The UNREO Field Office in Cyangugu reports that over 1,000 people returned to Rwanda from Zaire on 6 September. The number of people moving from Rwanda to Zaire has tailed off dramatically; many of the people travelling into Zaire say that they are simply going into the camps at Bukavu to search for relatives to bring back home.

UNHCR reports that in the last six weeks some 100,000 people have returned from Goma. This is despite the absence of a formal repatriation operation. UNHCR say they cannot start such an operation until the security situation improves, both within the camps and within Rwanda.


The country is seen as generally secure, although there are continued accounts of banditry. UN personnel are not allowed to travel by night although the security phase was reduced from 4 to 3 on 1 September.

The transition to an RPA presence in sector 4 is continuing; on 6 September Government Prefects, each protected by a 30-man platoon of RPA soldiers, were scheduled to move into Kibuye, Gikongoro and Cyangugu to begin the new administration of the south west area. However, it has been reported that, for logistical reasons, the troops did not move in as expected. Despite this, the plan remains for the RPA to continue significantly increasing their presence in the region over the next 2-4 weeks.

Most of the French-established Gendarmerie has now handed over their weapons; the UNREO Field Office in Cyangugu reports that as of 7 September, 213 had surrendered their weapons. Many of them have volunteered to return to Kigali for training and integration into the new Gendarmerie.

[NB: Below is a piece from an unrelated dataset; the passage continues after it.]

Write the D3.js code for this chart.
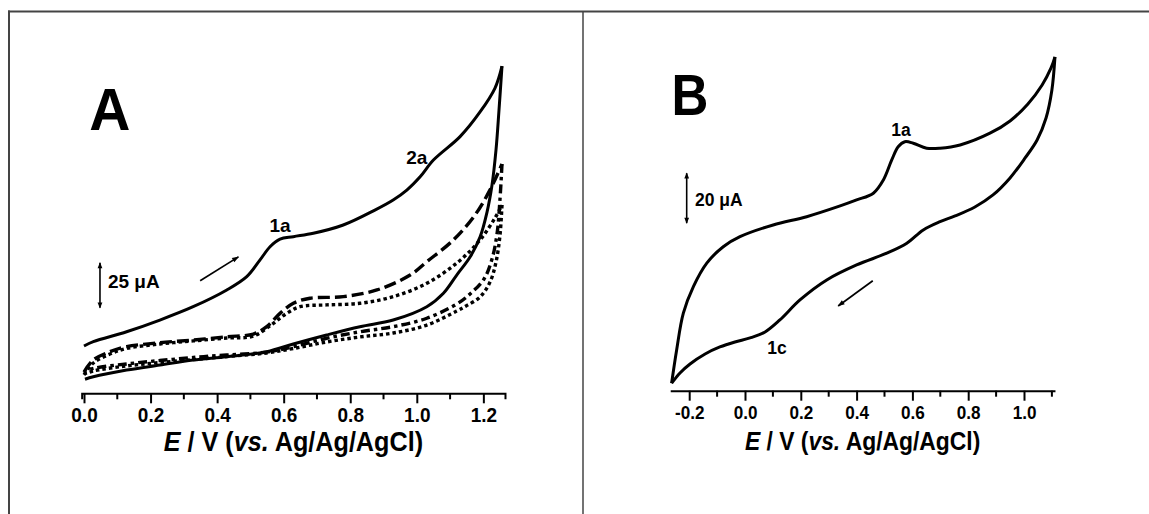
<!DOCTYPE html>
<html><head><meta charset="utf-8">
<script src="https://cdn.jsdelivr.net/npm/d3@7"></script>
<style>
body{margin:0;background:#fff;}
svg text{font-family:"Liberation Sans",Arial,Helvetica,sans-serif;font-weight:bold;fill:#000;}
</style></head>
<body><svg id="c" width="1149" height="514"></svg>
<script>
// ---------- DATA ----------
// Panel A (E in V, I in µA, arbitrary offset)
const A_ticks = [0.0,0.2,0.4,0.6,0.8,1.0,1.2];
const A_solid_fwd_E = [0.000,0.028,0.128,0.228,0.328,0.429,0.489,0.529,0.559,0.589,0.629,0.689,0.779,0.874,0.929,0.970,1.010,1.050,1.130,1.190,1.235,1.256];
const A_solid_fwd_I = [26.3,28.7,34.2,40.7,48.1,57.4,64.8,74.1,81.4,85.6,87.0,88.9,93.5,101.8,107.4,112.9,120.3,129.6,142.6,156.3,169.6,181.8];
const A_solid_rev_E = [1.256,1.247,1.238,1.226,1.211,1.190,1.160,1.120,1.080,1.030,0.929,0.829,0.729,0.629,0.549,0.429,0.328,0.228,0.128,0.028,0.003];
const A_solid_rev_I = [181.8,157.4,135.2,115.7,100.7,86.8,75.7,65.7,55.6,48.1,40.7,37.0,32.4,27.4,23.1,20.3,18.5,15.7,12.9,9.2,7.8];
const A_dash_fwd_E = [0.000,0.028,0.078,0.128,0.228,0.328,0.429,0.509,0.549,0.589,0.629,0.679,0.779,0.880,0.980,1.030,1.110,1.175,1.220,1.256];
const A_dash_fwd_I = [11.8,18.5,23.1,25.9,28.1,29.6,31.4,32.9,37.0,44.4,50.0,52.8,53.7,57.4,65.7,73.1,85.2,99.1,113.0,127.4];
const A_dash_rev_E = [1.256,1.250,1.241,1.226,1.202,1.160,1.120,1.030,0.929,0.829,0.729,0.629,0.549,0.429,0.328,0.228,0.128,0.028,0.000];
const A_dash_rev_I = [127.4,107.9,88.5,74.6,63.5,55.2,49.6,41.7,37.0,34.2,30.6,25.9,22.9,21.3,19.9,18.2,16.3,13.8,11.8];
const A_dot_fwd_E = [0.000,0.028,0.078,0.128,0.228,0.328,0.429,0.509,0.569,0.609,0.649,0.729,0.829,0.929,1.030,1.125,1.190,1.235,1.256];
const A_dot_fwd_I = [10.2,16.8,21.8,24.9,27.4,29.1,30.7,31.8,38.9,44.4,48.1,49.1,50.0,53.7,61.1,73.1,85.2,97.4,104.6];
const A_dot_rev_E = [1.256,1.250,1.238,1.220,1.190,1.148,1.120,1.030,0.929,0.829,0.729,0.629,0.549,0.429,0.328,0.228,0.128,0.028,0.000];
const A_dot_rev_I = [104.6,87.9,72.9,61.8,53.5,48.5,45.7,37.9,33.5,31.3,28.5,24.9,22.4,20.4,18.7,17.1,15.2,12.4,10.7];

// Panel B
const B_ticks = [-0.2,0.0,0.2,0.4,0.6,0.8,1.0];
const B_fwd_E = [-0.263,-0.245,-0.221,-0.185,-0.137,-0.078,-0.018,0.101,0.221,0.341,0.400,0.460,0.496,0.526,0.549,0.573,0.603,0.651,0.699,0.771,0.878,0.950,1.014,1.065,1.097,1.111];
const B_fwd_I = [3.0,16.3,31.0,41.6,51.0,57.6,61.6,66.3,69.6,73.9,76.3,79.0,84.3,92.3,97.6,99.6,99.0,97.0,97.0,98.3,103.0,107.9,114.7,122.3,129.1,133.5];
const B_rev_E = [1.111,1.100,1.079,1.047,1.004,0.950,0.889,0.824,0.753,0.699,0.639,0.580,0.508,0.400,0.293,0.197,0.125,0.072,0.018,-0.036,-0.090,-0.143,-0.197,-0.233,-0.263];
const B_rev_I = [133.5,120.3,109.1,100.3,93.1,85.1,78.3,73.5,69.9,67.6,64.3,59.0,55.0,50.3,44.3,36.3,28.3,23.5,21.1,19.5,17.5,14.7,10.7,7.1,3.0];

const xTitleParts = [["E",true]," / V (",["vs.",true]," Ag/Ag/AgCl)"];

// ---------- DRAW ----------
const svg = d3.select("#c");
// frame
svg.append("line").attr("x1",8).attr("x2",1149).attr("y1",11.5).attr("y2",11.5).attr("stroke","#444").attr("stroke-width",2);
svg.append("line").attr("x1",9).attr("x2",9).attr("y1",10.5).attr("y2",514).attr("stroke","#444").attr("stroke-width",2);
svg.append("line").attr("x1",583).attr("x2",583).attr("y1",11).attr("y2",514).attr("stroke","#444").attr("stroke-width",1.5);

const defs = svg.append("defs");
defs.append("marker").attr("id","ah").attr("viewBox","0 0 10 10").attr("refX",9).attr("refY",5)
  .attr("markerWidth",8).attr("markerHeight",7).attr("orient","auto-start-reverse").attr("markerUnits","userSpaceOnUse")
  .append("path").attr("d","M0,1.5 L10,5 L0,8.5 Z").attr("fill","#000");
defs.append("marker").attr("id","sb").attr("viewBox","0 0 10 10").attr("refX",9).attr("refY",5)
  .attr("markerWidth",8).attr("markerHeight",6).attr("orient","auto-start-reverse").attr("markerUnits","userSpaceOnUse")
  .append("path").attr("d","M0,1 L10,5 L0,9 Z").attr("fill","#000");

function zip(E,I){return E.map((e,i)=>[e,I[i]]);}

function panel(cfg){
  const x = d3.scaleLinear().domain(cfg.xDom).range(cfg.xRange);
  const y = d3.scaleLinear().domain([0,100]).range([cfg.y0, cfg.y0-100*cfg.pxPerUA]);
  const g = svg.append("g");
  const ax = g.append("g").attr("transform",`translate(0,${cfg.y0})`)
    .call(d3.axisBottom(x).tickValues(cfg.ticks).tickFormat(d=>d.toFixed(1)).tickSize(10).tickSizeOuter(cfg.outer).tickPadding(5));
  ax.select(".domain").attr("stroke-width",2);
  ax.selectAll(".tick line").attr("stroke-width",2);
  ax.selectAll(".tick text").attr("font-size",cfg.tickFs).attr("transform",`scale(${cfg.tickSx},1)`);
  // minor ticks
  const minor = d3.range(Math.ceil(cfg.xDom[0]*10), Math.floor(cfg.xDom[1]*10)+1).map(v=>v/10).filter(v=>Math.abs(Math.round(v*10)%2)===1);
  g.selectAll(".mn").data(minor).join("line").attr("x1",d=>x(d)).attr("x2",d=>x(d))
    .attr("y1",cfg.y0).attr("y2",cfg.y0+6).attr("stroke","#000").attr("stroke-width",2);
  // title
  const cx = (x(cfg.xDom[0])+x(cfg.xDom[1]))/2;
  const t = g.append("text").attr("transform",`translate(${cx},${cfg.y0+cfg.titleDy}) scale(${cfg.titleSx},1)`)
    .attr("text-anchor","middle").attr("font-size",cfg.titleFs);
  xTitleParts.forEach(p=>{ if(Array.isArray(p)) t.append("tspan").attr("font-style","italic").text(p[0]); else t.append("tspan").text(p); });
  const line = d3.line().x(d=>x(d[0])).y(d=>y(d[1])).curve(d3.curveCatmullRom.alpha(0.5));
  cfg.series.forEach(s=>{
    g.append("path").attr("d",line(s.data)).attr("fill","none").attr("stroke","#000")
      .attr("stroke-width",s.w||3).attr("stroke-dasharray",s.dash||null).attr("stroke-linejoin","round");
  });
  // scale bar
  const sb = cfg.bar;
  g.append("line").attr("x1",x(sb.E)).attr("x2",x(sb.E)).attr("y1",y(sb.I0)).attr("y2",y(sb.I1))
    .attr("stroke","#000").attr("stroke-width",1.6).attr("marker-start","url(#sb)").attr("marker-end","url(#sb)");
  g.append("text").attr("x",x(sb.tE)).attr("y",y(sb.tI)).attr("dy","0.35em").attr("font-size",cfg.labFs).text(sb.label);
  // direction arrow
  const ar = cfg.arrow;
  g.append("line").attr("x1",x(ar[0])).attr("y1",y(ar[1])).attr("x2",x(ar[2])).attr("y2",y(ar[3]))
    .attr("stroke","#000").attr("stroke-width",1.7).attr("marker-end","url(#ah)");
  cfg.labels.forEach(l=>g.append("text").attr("x",x(l[1])).attr("y",y(l[2])).attr("dy","0.35em").attr("text-anchor","middle").attr("font-size",cfg.labFs).text(l[0]));
  g.append("text").attr("transform",`translate(${x(cfg.big[1])},${y(cfg.big[2])}) scale(${cfg.bigSx},1)`).attr("font-size",cfg.bigFs).text(cfg.big[0]);
}

panel({
  xDom:[-0.007,1.265], xRange:[84-0.007*332.8, 84+1.265*332.8], y0:393.3, pxPerUA:1.8, ticks:A_ticks, outer:6,
  tickFs:20, tickSx:0.95, titleFs:28, titleSx:0.9, titleDy:58, labFs:19, bigFs:60, bigSx:0.95,
  series:[
    {data:zip(A_solid_fwd_E,A_solid_fwd_I)},
    {data:zip(A_solid_rev_E,A_solid_rev_I)},
    {data:zip(A_dash_fwd_E,A_dash_fwd_I),dash:"12,5",w:3.4},
    {data:zip(A_dash_rev_E,A_dash_rev_I),dash:"9,4,3.5,4",w:3.4},
    {data:zip(A_dot_fwd_E,A_dot_fwd_I),dash:"3.5,3",w:3.4},
    {data:zip(A_dot_rev_E,A_dot_rev_I),dash:"3.5,3",w:3.4}
  ],
  bar:{E:0.048,I0:47.5,I1:72.5,tE:0.072,tI:62.1,label:"25 μA"},
  arrow:[0.349,62.5,0.464,75.8],
  labels:[["1a",0.589,93.5],["2a",1.0,131.3]],
  big:["A",0.016,146.5]
});
panel({
  xDom:[-0.268,1.111], xRange:[745-0.268*279, 745+1.111*279], y0:390.7, pxPerUA:2.5, ticks:B_ticks, outer:0,
  tickFs:19, tickSx:0.9, titleFs:26, titleSx:0.88, titleDy:59, labFs:17.5, bigFs:58, bigSx:0.88,
  series:[
    {data:zip(B_fwd_E,B_fwd_I)},
    {data:zip(B_rev_E,B_rev_I)}
  ],
  bar:{E:-0.209,I0:67,I1:87,tE:-0.179,tI:76.3,label:"20 μA"},
  arrow:[0.458,44.0,0.334,33.9],
  labels:[["1a",0.559,104.3],["1c",0.115,17.1]],
  big:["B",-0.263,110.3]
});
</script></body></html>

The UNREO Field Office in Gikongoro reports that a warehouse has been set up in Kigeme Secondary School to supply relief items to NGOs operating in the Prefecture. Stocks will include equipment for water storage, basic health care, provision of supplementary foods, shelter and cooking. The items are available on a first-come, first-serve basis with the priority being for projects supporting unaccompanied children. A stock report will be available at UNICEF and circulated in the area by UNREO.

An UNREO assessment mission will be sent into the region 8-9 September to identify humanitarian assistance requirements.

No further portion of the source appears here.